No Bombing Role for Canada in the Middle East

In-depth Report:

I remember in March 2011 feeling proud of Canada’s air force. Flying their first bombing run in the NATO campaign to oust the government of Libya, two of our CF-18s abandoned the plan to drop their payloads on an airfield because it was evident there would be civilian casualties.

The next day we got with the program and Canada played its modest part in the NATO overthrow of one of Africa’s most prosperous nations. We learned later that the so-called rebels we supported prominently featured Al-Qaida-linked mercenary types – a favourite regime change tool for western Intelligence (see French journalist Thierry Meyssan’s latest article, “The French Republic taken hostage,” on; Meyssan was an eyewitness to the Libyan horror show).

Tens of thousands of people killed, Libya utterly destroyed, the whole region destabilized, North African migrants and refugees pouring into Europe to escape their respective hellholes – the fruits of regime change are indeed bitter.

With Libya taken out, the same formula was applied to Syria. When an all-out attack was being prepped two years ago, based on claims (now discredited) that the Syrian government was gassing its own people, the public in the U.K. and U.S. sent a strong message to their politicians that they didn’t want to be dragged into another war in the Middle East. With the help of Russian diplomacy, war was averted.

But regime change was still the objective and so, handily, “ISIS” emerged. Pure Hollywood villainy whose prime aim seems to be to reshape public opinion in the West – just as the 9/11 attacks did – and make war palatable as a show of toughness and an instrument of revenge. Like 9/11, the propaganda shock value of the Paris attacks has stirred up a visceral fear and rage against “militant Muslims” among a substantial chunk of the population.

Despite all the political rhetoric about fighting the Islamic State in Syria, regime change could well be the true goal of the post-Paris-attack war strategy.

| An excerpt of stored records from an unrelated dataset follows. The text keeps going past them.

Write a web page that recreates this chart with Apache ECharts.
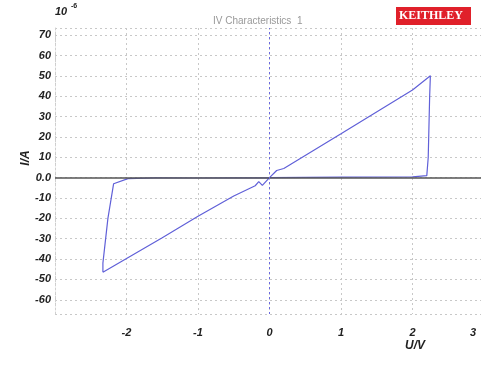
<!DOCTYPE html>
<html>
<head>
<meta charset="utf-8">
<script src="https://cdn.jsdelivr.net/npm/echarts@6/dist/echarts.min.js"></script>
<style>
  html, body { margin: 0; padding: 0; background: #fff; }
  #chart { width: 481px; height: 365px; }
</style>
</head>
<body>
<div id="chart"></div>
<script>
// IV sweep, voltage in V, current in 1e-6 A
const sweepU = [-2.33, -1.5, -1.0, -0.5, -0.2, -0.15, -0.1, 0.0, 0.1, 0.2, 1.0, 2.0, 2.25, 2.24, 2.22, 2.2, 2.0, 1.0, 0.0, -1.0, -1.6, -1.98, -2.18, -2.26, -2.33, -2.33]
const sweepI = [-46.5, -29.5, -19.0, -9.0, -4.0, -2.0, -3.8, 0.0, 3.5, 4.5, 21.5, 43.0, 50.0, 40.0, 10.0, 1.0, 0.4, 0.2, 0.0, -0.2, -0.1, -0.5, -3.0, -20.0, -42.0, -46.5]
const yTicks = [70, 60, 50, 40, 30, 20, 10, 0, -10, -20, -30, -40, -50, -60]
const yTickLabels = ['70', '60', '50', '40', '30', '20', '10', '0.0', '-10', '-20', '-30', '-40', '-50', '-60']
const xTicks = [-2, -1, 0, 1, 2, 3]
const xTickLabels = ['-2', '-1', '0', '1', '2', '3']

const chart = echarts.init(document.getElementById('chart'), null, { renderer: 'canvas' })

const tickFont = { color: '#222', fontSize: 11, fontWeight: 'bold', fontStyle: 'italic', fontFamily: 'Liberation Sans' }
const gridDots = { color: '#c8c8c8', type: [2, 3], width: 1 }

chart.setOption({
  animation: false,
  grid: { left: 55, width: 429, top: 28, bottom: 51, outerBoundsMode: 'none', containLabel: false },
  xAxis: {
    type: 'value',
    min: -3, max: 3, interval: 1,
    axisLine: { show: false },
    axisTick: { show: false },
    axisLabel: {
      ...tickFont,
      margin: 13,
      showMinLabel: false,
      showMaxLabel: true,
      formatter: (v) => {
        const i = xTicks.indexOf(v)
        if (i < 0) return ''
        return v === 3 ? '{edge|' + xTickLabels[i] + '}' : xTickLabels[i]
      },
      rich: { edge: { ...tickFont, padding: [0, 22, 6, 0] } },
    },
    splitLine: { show: true, lineStyle: gridDots },
  },
  yAxis: {
    type: 'value',
    min: -67, max: 73.5,
    minInterval: 10, maxInterval: 10, splitNumber: 14,
    axisLine: { show: true, onZero: false, lineStyle: { color: '#d0d0d0', type: [2, 2] } },
    axisTick: { show: false },
    axisLabel: {
      ...tickFont,
      margin: 4,
      showMinLabel: false, showMaxLabel: false,
      formatter: (v) => { const i = yTicks.indexOf(v); return i < 0 ? '' : yTickLabels[i] },
    },
    splitLine: { show: true, lineStyle: gridDots },
  },
  graphic: [
    { type: 'text', left: 55, top: 6, style: { text: '10', font: 'italic bold 11px Liberation Sans', fill: '#222' } },
    { type: 'text', left: 71, top: 3, style: { text: '-6', font: 'bold 7px Liberation Sans', fill: '#222' } },
    { type: 'text', left: 213, top: 16, style: { text: 'IV Characteristics  1', font: '10px Liberation Sans', fill: '#999' } },
    { type: 'rect', left: 396, top: 7, shape: { width: 75, height: 18 }, style: { fill: '#e0202a' } },
    { type: 'text', left: 399, top: 10, style: { text: 'KEITHLEY', font: 'bold 12px Liberation Serif', fill: '#fff' } },
    { type: 'text', x: 26, y: 158, rotation: Math.PI / 2, style: { text: 'I/A', font: 'italic bold 12px Liberation Sans', fill: '#222', align: 'center', verticalAlign: 'middle' } },
    { type: 'text', left: 405, top: 340, style: { text: 'U/V', font: 'italic bold 12px Liberation Sans', fill: '#222' } },
  ],
  series: [
    {
      type: 'line',
      data: sweepU.map((u, i) => [u, sweepI[i]]),
      symbol: 'none',
      lineStyle: { color: '#6060d8', width: 1.2 },
      markLine: {
        silent: true,
        symbol: 'none',
        label: { show: false },
        data: [
          { yAxis: 0, lineStyle: { color: '#555', width: 1.6, type: 'solid' } },
          { xAxis: 0, lineStyle: { color: '#6a6ae0', width: 1, type: [2, 3] } },
        ],
      },
    },
  ],
})
</script>
</body>
</html>
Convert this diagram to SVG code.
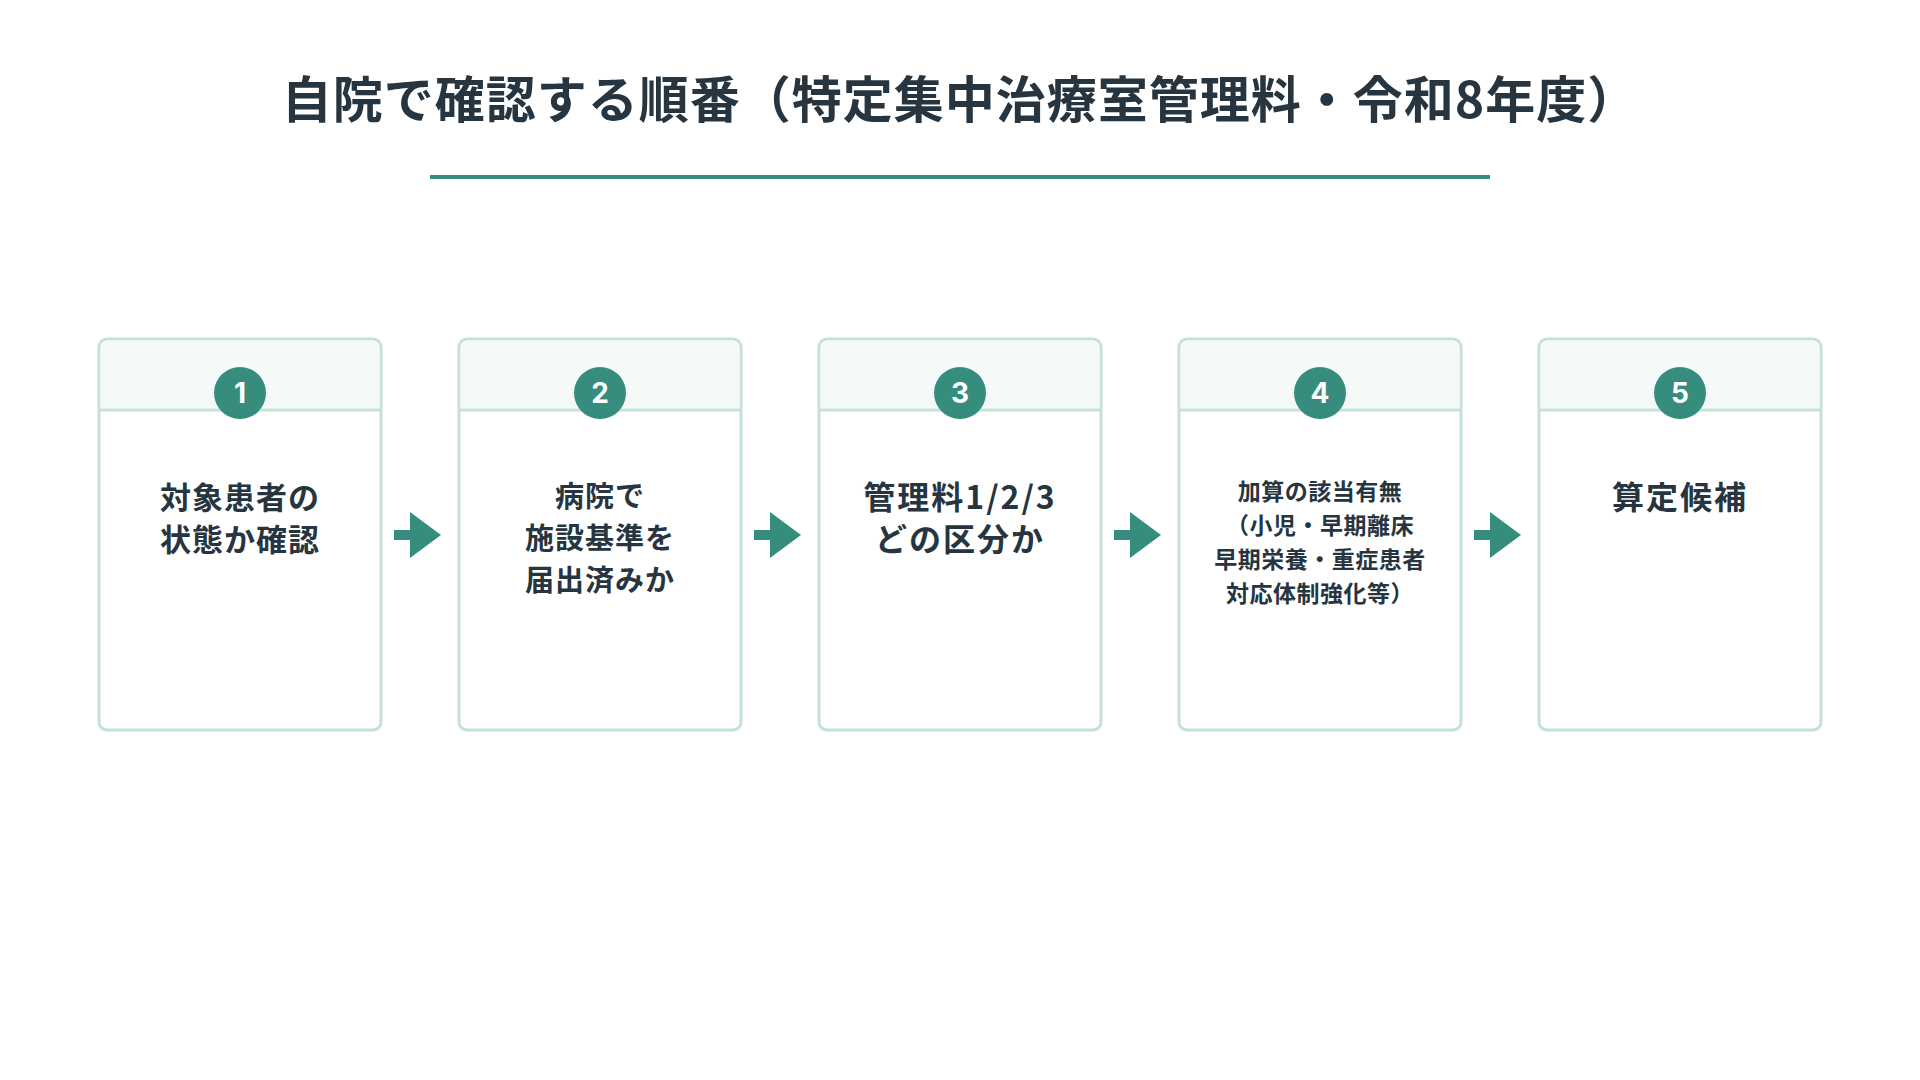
<svg xmlns="http://www.w3.org/2000/svg" width="1920" height="1080" viewBox="0 0 1920 1080">
<style>
text{font-family:"Noto Sans CJK JP","Noto Sans",sans-serif;fill:#263540;font-weight:700;text-anchor:middle}
.card{fill:#fff;stroke:#c6e1db;stroke-width:3}
.hd{fill:#f5faf8}
.sep{stroke:#c6e1db;stroke-width:3}
.num{fill:#368c7d}
.nt{fill:#fff;font-size:28px;font-family:"Inter","Noto Sans",sans-serif}
.arr{fill:#368c7d}
</style>
<rect width="1920" height="1080" fill="#fff"/>
<text x="960" y="118" font-size="50" letter-spacing="1">自院で確認する順番（特定集中治療室管理料・令和8年度）</text>
<line x1="430" y1="177" x2="1490" y2="177" stroke="#368c7d" stroke-width="4"/>
<g id="node1"><rect class="card" x="99" y="339" width="282" height="391" rx="8"/><path class="hd" d="M107,340.5h266a6.5,6.5 0 0 1 6.5,6.5v63h-279v-63a6.5,6.5 0 0 1 6.5-6.5z"/><line class="sep" x1="99" y1="410" x2="381" y2="410"/><circle class="num" cx="240" cy="393" r="26"/><text class="nt" x="240" y="403">1</text>
<text x="240" y="509" font-size="31" letter-spacing="1">対象患者の</text><text x="240" y="551" font-size="31" letter-spacing="1">状態か確認</text></g>
<g id="node2"><rect class="card" x="459" y="339" width="282" height="391" rx="8"/><path class="hd" d="M467,340.5h266a6.5,6.5 0 0 1 6.5,6.5v63h-279v-63a6.5,6.5 0 0 1 6.5-6.5z"/><line class="sep" x1="459" y1="410" x2="741" y2="410"/><circle class="num" cx="600" cy="393" r="26"/><text class="nt" x="600" y="403">2</text>
<text x="600" y="507" font-size="29" letter-spacing="1">病院で</text><text x="600" y="549" font-size="29" letter-spacing="1">施設基準を</text><text x="600" y="591" font-size="29" letter-spacing="1">届出済みか</text></g>
<g id="node3"><rect class="card" x="819" y="339" width="282" height="391" rx="8"/><path class="hd" d="M827,340.5h266a6.5,6.5 0 0 1 6.5,6.5v63h-279v-63a6.5,6.5 0 0 1 6.5-6.5z"/><line class="sep" x1="819" y1="410" x2="1101" y2="410"/><circle class="num" cx="960" cy="393" r="26"/><text class="nt" x="960" y="403">3</text>
<text x="960" y="509" font-size="32" letter-spacing="2">管理料1/2/3</text><text x="960" y="551" font-size="32" letter-spacing="2">どの区分か</text></g>
<g id="node4"><rect class="card" x="1179" y="339" width="282" height="391" rx="8"/><path class="hd" d="M1187,340.5h266a6.5,6.5 0 0 1 6.5,6.5v63h-279v-63a6.5,6.5 0 0 1 6.5-6.5z"/><line class="sep" x1="1179" y1="410" x2="1461" y2="410"/><circle class="num" cx="1320" cy="393" r="26"/><text class="nt" x="1320" y="403">4</text>
<text x="1320" y="500" font-size="23" letter-spacing="0.5">加算の該当有無</text><text x="1320" y="534" font-size="23" letter-spacing="0.5">（小児・早期離床</text><text x="1320" y="568" font-size="23" letter-spacing="0.5">早期栄養・重症患者</text><text x="1320" y="602" font-size="23" letter-spacing="0.5">対応体制強化等）</text></g>
<g id="node5"><rect class="card" x="1539" y="339" width="282" height="391" rx="8"/><path class="hd" d="M1547,340.5h266a6.5,6.5 0 0 1 6.5,6.5v63h-279v-63a6.5,6.5 0 0 1 6.5-6.5z"/><line class="sep" x1="1539" y1="410" x2="1821" y2="410"/><circle class="num" cx="1680" cy="393" r="26"/><text class="nt" x="1680" y="403">5</text>
<text x="1680" y="509" font-size="32" letter-spacing="2">算定候補</text></g>
<g id="connectors">
<path class="arr" d="M394,530h16v-18l31,23l-31,23v-18h-16z"/>
<path class="arr" d="M754,530h16v-18l31,23l-31,23v-18h-16z"/>
<path class="arr" d="M1114,530h16v-18l31,23l-31,23v-18h-16z"/>
<path class="arr" d="M1474,530h16v-18l31,23l-31,23v-18h-16z"/>
</g>
</svg>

Russia’s combat role in the past six weeks, launched at the invitation of the Syrian government, appears to have done more to degrade and destroy the terrorists than the U.S. and its coalition partners have done in more than a year. In Iraq especially, the widespread belief is that the U.S. has never been serious about defeating ISIS.

That’s why I’m feeling a bit proud again – this time of our new prime minister. Justin Trudeau ran for office promising to withdraw our CF-18s from the combat mission in Iraq and Syria, and by all accounts he is going to stick to that promise, despite the post-Paris war fever. “Our side” in the Middle East – and that includes France, Britain and the U.S. – has been compromised by years of deceit backing imperial designs. Our role should be in peacemaking, or we should have no role at all in that region.